Desert X Prix 2022: Bis dass mal jemand ernsthaft verletzt wird

Grüße, Freunde des Rennsports,

in Saudi-Arabien, genauer gesagt in der Nähe der Planstadt Neom, hat am Wochenende die zweite Saison der Elektro-Offroad-Rennserie Extreme E begonnen. Wie immer, gewann das Team X44 von Sir Lewis Hamilton das Qualifying - im Rennen hatte dann (wie fast immer) das Team seines Ex-Teamkollegen Nico Rosberg die Nase vorn. Neben aller Kritik an der Professionalität in der Rennserie - diverse falsch geschriebene Namen auf der Teilnehmerliste, Rechenfehler bei der Ermittlung von Zeitstrafen usw. einmal ganz außen vor gelassen - habe ich jedoch mittlerweile ein weiteres großes Problem mit der Extreme E: Das Thema Sicherheit.

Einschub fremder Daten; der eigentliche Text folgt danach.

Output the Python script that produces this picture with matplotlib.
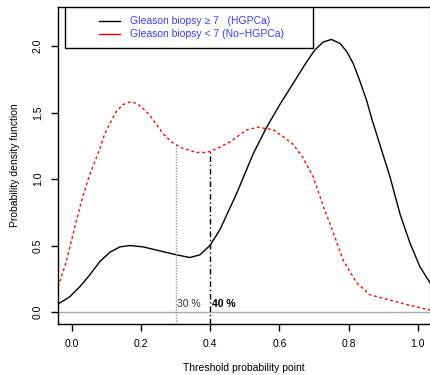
"""Density of predicted probability by biopsy group."""

import matplotlib
matplotlib.use('Agg')
import matplotlib.pyplot as plt
from matplotlib.patches import Rectangle

plt.rcParams['font.family'] = ['Liberation Sans', 'DejaVu Sans']

# ----------------------------------------------------------------------------
# Data

hgpca_x = [-0.04, -0.006, 0.023, 0.052, 0.081, 0.11, 0.139, 0.168, 0.206,
           0.254, 0.303, 0.341, 0.37, 0.399, 0.428, 0.476, 0.524, 0.563,
           0.601, 0.659, 0.678, 0.702, 0.726, 0.75, 0.775, 0.794, 0.813,
           0.832, 0.852, 0.866, 0.89, 0.919, 0.948, 0.977, 1.006, 1.035]
hgpca_y = [0.06, 0.115, 0.19, 0.28, 0.38, 0.45, 0.49, 0.50, 0.49,
           0.46, 0.43, 0.41, 0.43, 0.50, 0.62, 0.89, 1.19, 1.39,
           1.56, 1.80, 1.88, 1.97, 2.03, 2.05, 2.02, 1.96, 1.87,
           1.74, 1.59, 1.46, 1.26, 1.02, 0.74, 0.52, 0.34, 0.22]

nohg_x = [-0.04, -0.017, 0.002, 0.026, 0.05, 0.081, 0.095, 0.11, 0.129,
          0.148, 0.168, 0.187, 0.206, 0.225, 0.245, 0.264, 0.288, 0.307,
          0.322, 0.36, 0.39, 0.42, 0.457, 0.505, 0.538, 0.582, 0.61, 0.64,
          0.668, 0.697, 0.726, 0.755, 0.784, 0.823, 0.861, 0.919, 0.977,
          1.035]
nohg_y = [0.19, 0.37, 0.57, 0.82, 1.02, 1.23, 1.34, 1.42, 1.51,
          1.56, 1.58, 1.57, 1.53, 1.48, 1.41, 1.34, 1.28, 1.25,
          1.23, 1.20, 1.20, 1.23, 1.28, 1.37, 1.39, 1.37, 1.32, 1.26,
          1.16, 1.02, 0.80, 0.60, 0.39, 0.22, 0.13, 0.09, 0.05,
          0.015]

thresholds = [0.3, 0.4]
threshold_tops = [1.26, 1.21]
threshold_labels = ['30 %', '40 %']
legend_labels = ['Gleason biopsy \u2265 7   (HGPCa)',
                 'Gleason biopsy < 7 (No\u2212HGPCa)']
legend_colors = ['black', 'red']

# ----------------------------------------------------------------------------
# Plot

fig = plt.figure(figsize=(4.30, 3.75), dpi=100)
ax = fig.add_axes([0.1349, 0.136, 0.8651, 0.845])
ymin, ymax = -0.09, 2.293
ax.set_xlim(-0.04, 1.035)
ax.set_ylim(ymin, ymax)

ax.axhline(0, color='#aaaaaa', lw=1)
ax.plot(hgpca_x, hgpca_y, color='black', lw=1, solid_joinstyle='round')
ax.plot(nohg_x, nohg_y, color='red', lw=1, dashes=(2, 2))

# threshold markers
ax.plot([thresholds[0]] * 2, [ymin, threshold_tops[0]], color='#999999',
        lw=1, dashes=(1, 1))
ax.plot([thresholds[1]] * 2, [ymin, threshold_tops[1]], color='black',
        lw=1, dashes=(4, 2, 1, 2))
ax.text(thresholds[0] + 0.005, 0.02, threshold_labels[0], fontsize=7.5,
        color='#333333', ha='left', va='bottom')
ax.text(thresholds[1] + 0.004, 0.02, threshold_labels[1], fontsize=7.5,
        fontweight='bold', ha='left', va='bottom')

ax.set_xticks([0.0, 0.2, 0.4, 0.6, 0.8, 1.0])
ax.set_xticklabels(['0.0', '0.2', '0.4', '0.6', '0.8', '1.0'])
ax.set_yticks([0.0, 0.5, 1.0, 1.5, 2.0])
ax.set_yticklabels(['0.0', '0.5', '1.0', '1.5', '2.0'], rotation=90,
                   va='center')
ax.tick_params(labelsize=7.5, length=5, width=1, pad=6)
ax.set_xlabel('Threshold probability point', fontsize=7.5, labelpad=10)
ax.set_ylabel('Probability density function', fontsize=7.5, labelpad=9)
for side in ['left', 'bottom', 'top']:
    ax.spines[side].set_linewidth(1)

# legend, drawn R style: wide box with inset keys
ax.add_patch(Rectangle((0.0188, 0.871), 0.666, 0.2, transform=ax.transAxes,
                       fill=False, edgecolor='black', lw=1, clip_on=True))
for i, (label, col) in enumerate(zip(legend_labels, legend_colors)):
    ypos = 0.956 - 0.041 * i
    ax.plot([0.110, 0.167], [ypos, ypos], color=col, lw=1,
            transform=ax.transAxes)
    ax.text(0.194, ypos, label, color='#3a3aff', fontsize=7.5,
            ha='left', va='center', transform=ax.transAxes)

fig.savefig('out.png', dpi=100)
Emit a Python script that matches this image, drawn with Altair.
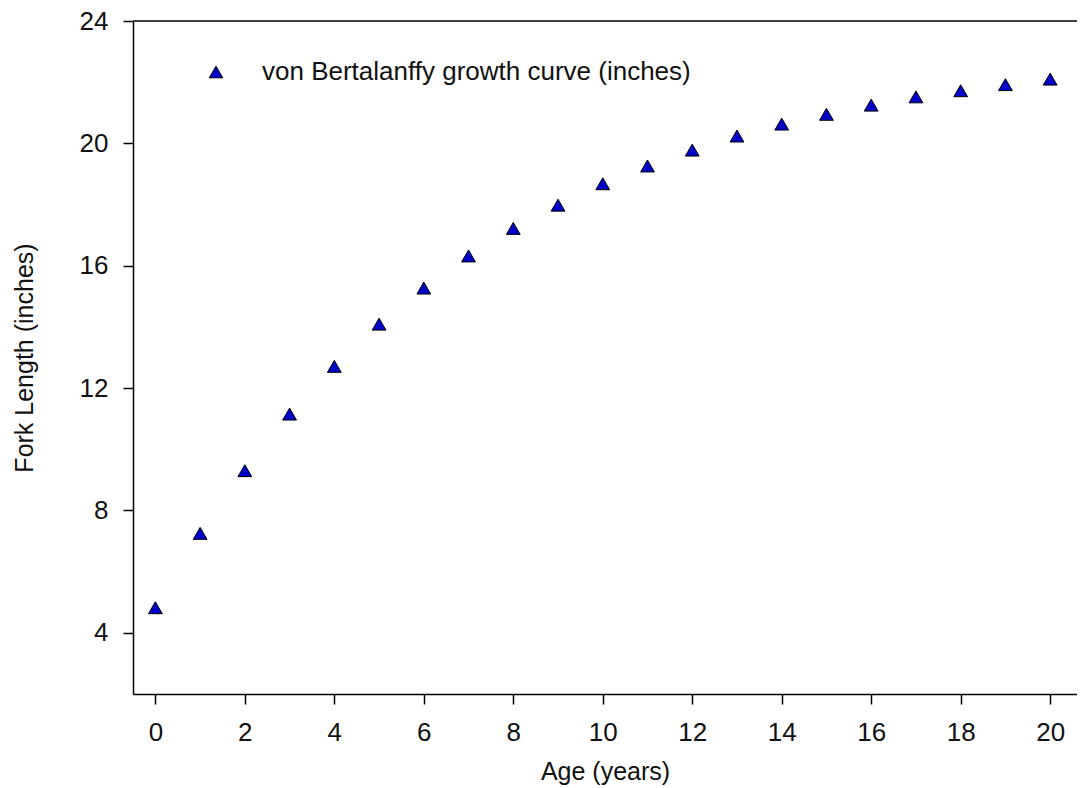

Ja, Motorsport ist gefährlich - das war bereits vor mehr als 100 Jahren so und wird sich auch vermutlich niemals komplett ändern. Es ist die Aufgabe von Veranstaltern und Regelhütern, das Risiko für alle Beteiligten - Fahrer, Offizielle und Zuschauer - weitgehend zu minimieren, was im internationalen Motorsport dank der Bemühungen der FIA seit vielen Jahren auch in den allermeisten Fällen ganz gut funktioniert. Ein gewisses Risiko bleibt jedoch immer.

Der Wüstensand in Saudi-Arabien hat seine Tücken. Auch am Wochenende zeigte sich immer wieder, dass dies besonders in den schnellen Streckenabschnitten kein geeigneter Untergrund für Kurven ist. So überschlug sich nicht nur Christine Giampaoli Zonca im Qualifying und brach sich bei dem Unfall den Fuß, auch Fahrer wie Sebastien Loeb und Nasser Al-Attiyah konnten einen Überschlag jeweils nur knapp vermeiden und fuhren bei hohen Geschwindigkeiten auf zwei Rädern.

Das sieht zwar spektakulär aus und bringt auch viele Klicks auf Social Media und YouTube, aber in meinen Augen wird hier die Gesundheit und vielleicht sogar das Leben der Pilotinnen und Piloten aufs Spiel gesetzt.

Ein weiterer Punkt sind die Geschwindigkeitsunterschiede innerhalb des Feldes: Ich will das jetzt nicht auf das Geschlecht schieben, aber faktisch ist es so, dass in der Extreme E Offroad-Vollprofis wie Loeb, Al-Attiyah, Johan Kristoffersson oder Kyle LeDuc gegen Pilot:innen antreten, die eigentlich nur Amateur-Status haben. Wenn sie denn überhaupt nennenswerte Erfahrung im Offroad-Bereich haben, so wie Jamie Chadwick im letzten Jahr.

Kurz vor dem schweren Unfall im Finale
"Multi-Class-Racing" auf dersel-ben Strecke kann grundsätzlich funktionieren, das sieht man beispielsweise in der WEC, wo Hypercars gemeinsam mit LMP2-Boliden und GT-Fahrzeugen auf der Strecke sind. Allerdings ist das bei einem Offroad-Rennen mit großer Staubentwicklung nochmal eine ganz andere Liga. Hier sind die Fahrer in den Rennen gegeneinander oft im Blindflug unterwegs.

Dass Tanner Foust im Boliden von McLaren XE unverletzt geblieben ist, als er im Finale mit hohem Geschwindigkeitsüberschuss Mikaela Ahlin-Kottulinsky im Auto von Rosberg X Racing traf, war in meinen Augen pures Glück. Genau wie schon im letzten Jahr beim Desert X Prix bei Kyle LeDuc, als er auf Claudia Hürtgen auffuhr.

Hier müssen die Verantwortlichen der Rennserie in meinen Augen dringend eingreifen. Sonst ist es nur eine Frage der Zeit, bis dass mal jemand ernsthaft verletzt wird.